Output all the data exactly. Pictures do not belong in the copy.

--- Start ---

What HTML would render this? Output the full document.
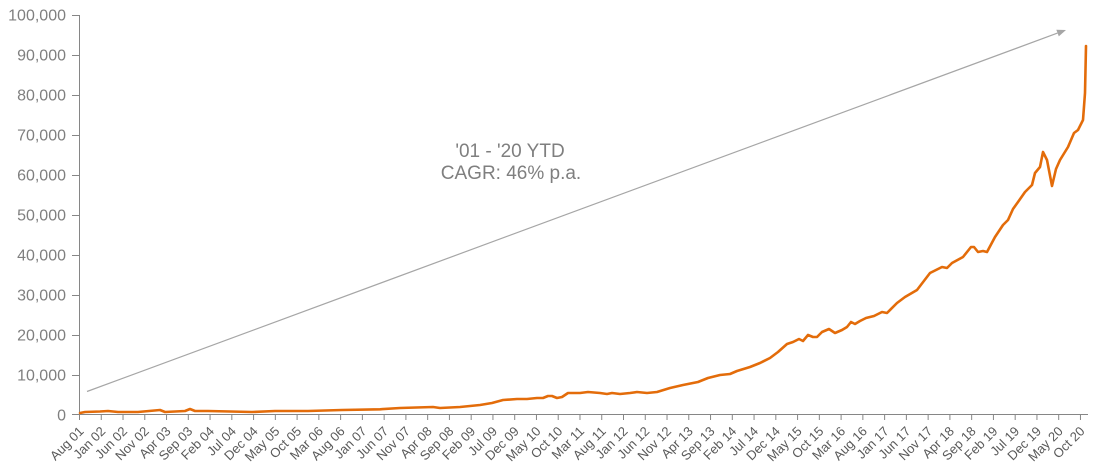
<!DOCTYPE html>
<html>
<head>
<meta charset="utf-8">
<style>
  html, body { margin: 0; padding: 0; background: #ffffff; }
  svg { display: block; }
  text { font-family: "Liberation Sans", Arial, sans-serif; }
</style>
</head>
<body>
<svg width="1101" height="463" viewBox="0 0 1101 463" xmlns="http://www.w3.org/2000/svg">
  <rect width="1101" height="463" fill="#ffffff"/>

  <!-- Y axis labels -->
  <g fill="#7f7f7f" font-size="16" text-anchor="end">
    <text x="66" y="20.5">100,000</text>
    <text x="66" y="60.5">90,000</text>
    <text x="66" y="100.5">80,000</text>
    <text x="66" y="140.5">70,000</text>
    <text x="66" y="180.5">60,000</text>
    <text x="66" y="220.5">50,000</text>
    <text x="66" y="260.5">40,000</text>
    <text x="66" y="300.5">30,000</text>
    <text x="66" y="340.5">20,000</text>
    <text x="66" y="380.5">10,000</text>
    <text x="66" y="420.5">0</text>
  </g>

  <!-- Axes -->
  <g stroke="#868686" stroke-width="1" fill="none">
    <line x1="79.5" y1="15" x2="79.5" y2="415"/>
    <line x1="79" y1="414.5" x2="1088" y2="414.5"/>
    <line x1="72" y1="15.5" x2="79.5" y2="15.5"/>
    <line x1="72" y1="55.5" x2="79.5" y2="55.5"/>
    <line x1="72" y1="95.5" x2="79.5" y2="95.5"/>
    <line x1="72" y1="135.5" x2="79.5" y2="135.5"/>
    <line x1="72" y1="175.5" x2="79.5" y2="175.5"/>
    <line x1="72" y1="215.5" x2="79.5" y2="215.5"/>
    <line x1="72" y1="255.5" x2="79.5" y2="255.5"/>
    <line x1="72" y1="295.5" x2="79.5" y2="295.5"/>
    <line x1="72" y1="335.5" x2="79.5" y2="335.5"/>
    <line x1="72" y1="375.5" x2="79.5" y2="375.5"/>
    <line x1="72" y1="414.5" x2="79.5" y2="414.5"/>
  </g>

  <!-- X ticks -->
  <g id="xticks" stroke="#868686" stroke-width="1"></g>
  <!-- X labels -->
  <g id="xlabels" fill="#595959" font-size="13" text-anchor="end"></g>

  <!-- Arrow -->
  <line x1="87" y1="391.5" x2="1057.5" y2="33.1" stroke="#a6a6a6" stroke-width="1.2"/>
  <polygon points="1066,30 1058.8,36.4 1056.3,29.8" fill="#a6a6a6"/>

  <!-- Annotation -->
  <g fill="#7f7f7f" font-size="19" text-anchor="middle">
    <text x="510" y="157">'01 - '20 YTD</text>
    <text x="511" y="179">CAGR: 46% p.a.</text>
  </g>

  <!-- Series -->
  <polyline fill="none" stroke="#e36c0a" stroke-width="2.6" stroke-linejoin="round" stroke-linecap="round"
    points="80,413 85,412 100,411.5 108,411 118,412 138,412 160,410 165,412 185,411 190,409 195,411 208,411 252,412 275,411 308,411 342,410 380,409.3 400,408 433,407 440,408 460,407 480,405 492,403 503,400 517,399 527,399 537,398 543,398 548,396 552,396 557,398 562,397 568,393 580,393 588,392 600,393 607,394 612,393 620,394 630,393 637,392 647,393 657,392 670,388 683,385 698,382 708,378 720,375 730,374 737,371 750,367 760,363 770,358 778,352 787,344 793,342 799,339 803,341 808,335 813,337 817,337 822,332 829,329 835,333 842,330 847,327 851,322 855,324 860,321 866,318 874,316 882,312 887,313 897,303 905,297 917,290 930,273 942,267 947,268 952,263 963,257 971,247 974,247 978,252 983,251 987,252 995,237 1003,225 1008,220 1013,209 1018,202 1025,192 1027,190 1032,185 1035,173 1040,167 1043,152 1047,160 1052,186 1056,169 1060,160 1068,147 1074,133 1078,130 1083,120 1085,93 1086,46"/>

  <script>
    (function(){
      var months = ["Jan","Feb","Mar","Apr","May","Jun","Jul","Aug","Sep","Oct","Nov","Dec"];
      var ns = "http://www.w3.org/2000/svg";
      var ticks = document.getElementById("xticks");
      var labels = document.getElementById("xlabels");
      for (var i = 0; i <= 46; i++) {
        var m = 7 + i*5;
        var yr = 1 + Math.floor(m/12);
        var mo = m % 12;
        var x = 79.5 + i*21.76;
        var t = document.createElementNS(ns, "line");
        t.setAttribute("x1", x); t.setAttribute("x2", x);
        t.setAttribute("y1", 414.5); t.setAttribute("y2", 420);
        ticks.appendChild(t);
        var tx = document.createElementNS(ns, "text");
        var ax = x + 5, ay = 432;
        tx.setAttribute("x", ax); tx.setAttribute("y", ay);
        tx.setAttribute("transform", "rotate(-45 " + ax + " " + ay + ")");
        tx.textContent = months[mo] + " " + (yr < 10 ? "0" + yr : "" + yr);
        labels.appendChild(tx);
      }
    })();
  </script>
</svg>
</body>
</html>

--- End ---

- **RESULT FOR THIS TASK**:
What HTML would render this? Output the full document.
<!DOCTYPE html>
<html>
<head>
<meta charset="utf-8">
<style>
  html, body { margin: 0; padding: 0; background: #ffffff; }
  svg { display: block; }
  text { font-family: "Liberation Sans", Arial, sans-serif; }
</style>
</head>
<body>
<svg width="1101" height="463" viewBox="0 0 1101 463" xmlns="http://www.w3.org/2000/svg">
  <rect width="1101" height="463" fill="#ffffff"/>

  <!-- Y axis labels -->
  <g fill="#7f7f7f" font-size="16" text-anchor="end">
    <text x="66" y="20.5">100,000</text>
    <text x="66" y="60.5">90,000</text>
    <text x="66" y="100.5">80,000</text>
    <text x="66" y="140.5">70,000</text>
    <text x="66" y="180.5">60,000</text>
    <text x="66" y="220.5">50,000</text>
    <text x="66" y="260.5">40,000</text>
    <text x="66" y="300.5">30,000</text>
    <text x="66" y="340.5">20,000</text>
    <text x="66" y="380.5">10,000</text>
    <text x="66" y="420.5">0</text>
  </g>

  <!-- Axes -->
  <g stroke="#868686" stroke-width="1" fill="none">
    <line x1="79.5" y1="15" x2="79.5" y2="415"/>
    <line x1="79" y1="414.5" x2="1088" y2="414.5"/>
    <line x1="72" y1="15.5" x2="79.5" y2="15.5"/>
    <line x1="72" y1="55.5" x2="79.5" y2="55.5"/>
    <line x1="72" y1="95.5" x2="79.5" y2="95.5"/>
    <line x1="72" y1="135.5" x2="79.5" y2="135.5"/>
    <line x1="72" y1="175.5" x2="79.5" y2="175.5"/>
    <line x1="72" y1="215.5" x2="79.5" y2="215.5"/>
    <line x1="72" y1="255.5" x2="79.5" y2="255.5"/>
    <line x1="72" y1="295.5" x2="79.5" y2="295.5"/>
    <line x1="72" y1="335.5" x2="79.5" y2="335.5"/>
    <line x1="72" y1="375.5" x2="79.5" y2="375.5"/>
    <line x1="72" y1="414.5" x2="79.5" y2="414.5"/>
  </g>

  <!-- X ticks -->
  <g id="xticks" stroke="#868686" stroke-width="1"></g>
  <!-- X labels -->
  <g id="xlabels" fill="#595959" font-size="13" text-anchor="end"></g>

  <!-- Arrow -->
  <line x1="87" y1="391.5" x2="1057.5" y2="33.1" stroke="#a6a6a6" stroke-width="1.2"/>
  <polygon points="1066,30 1058.8,36.4 1056.3,29.8" fill="#a6a6a6"/>

  <!-- Annotation -->
  <g fill="#7f7f7f" font-size="19" text-anchor="middle">
    <text x="510" y="157">'01 - '20 YTD</text>
    <text x="511" y="179">CAGR: 46% p.a.</text>
  </g>

  <!-- Series -->
  <polyline fill="none" stroke="#e36c0a" stroke-width="2.6" stroke-linejoin="round" stroke-linecap="round"
    points="80,413 85,412 100,411.5 108,411 118,412 138,412 160,410 165,412 185,411 190,409 195,411 208,411 252,412 275,411 308,411 342,410 380,409.3 400,408 433,407 440,408 460,407 480,405 492,403 503,400 517,399 527,399 537,398 543,398 548,396 552,396 557,398 562,397 568,393 580,393 588,392 600,393 607,394 612,393 620,394 630,393 637,392 647,393 657,392 670,388 683,385 698,382 708,378 720,375 730,374 737,371 750,367 760,363 770,358 778,352 787,344 793,342 799,339 803,341 808,335 813,337 817,337 822,332 829,329 835,333 842,330 847,327 851,322 855,324 860,321 866,318 874,316 882,312 887,313 897,303 905,297 917,290 930,273 942,267 947,268 952,263 963,257 971,247 974,247 978,252 983,251 987,252 995,237 1003,225 1008,220 1013,209 1018,202 1025,192 1027,190 1032,185 1035,173 1040,167 1043,152 1047,160 1052,186 1056,169 1060,160 1068,147 1074,133 1078,130 1083,120 1085,93 1086,46"/>

  <script>
    (function(){
      var months = ["Jan","Feb","Mar","Apr","May","Jun","Jul","Aug","Sep","Oct","Nov","Dec"];
      var ns = "http://www.w3.org/2000/svg";
      var ticks = document.getElementById("xticks");
      var labels = document.getElementById("xlabels");
      for (var i = 0; i <= 46; i++) {
        var m = 7 + i*5;
        var yr = 1 + Math.floor(m/12);
        var mo = m % 12;
        var x = 79.5 + i*21.76;
        var t = document.createElementNS(ns, "line");
        t.setAttribute("x1", x); t.setAttribute("x2", x);
        t.setAttribute("y1", 414.5); t.setAttribute("y2", 420);
        ticks.appendChild(t);
        var tx = document.createElementNS(ns, "text");
        var ax = x + 5, ay = 432;
        tx.setAttribute("x", ax); tx.setAttribute("y", ay);
        tx.setAttribute("transform", "rotate(-45 " + ax + " " + ay + ")");
        tx.textContent = months[mo] + " " + (yr < 10 ? "0" + yr : "" + yr);
        labels.appendChild(tx);
      }
    })();
  </script>
</svg>
</body>
</html>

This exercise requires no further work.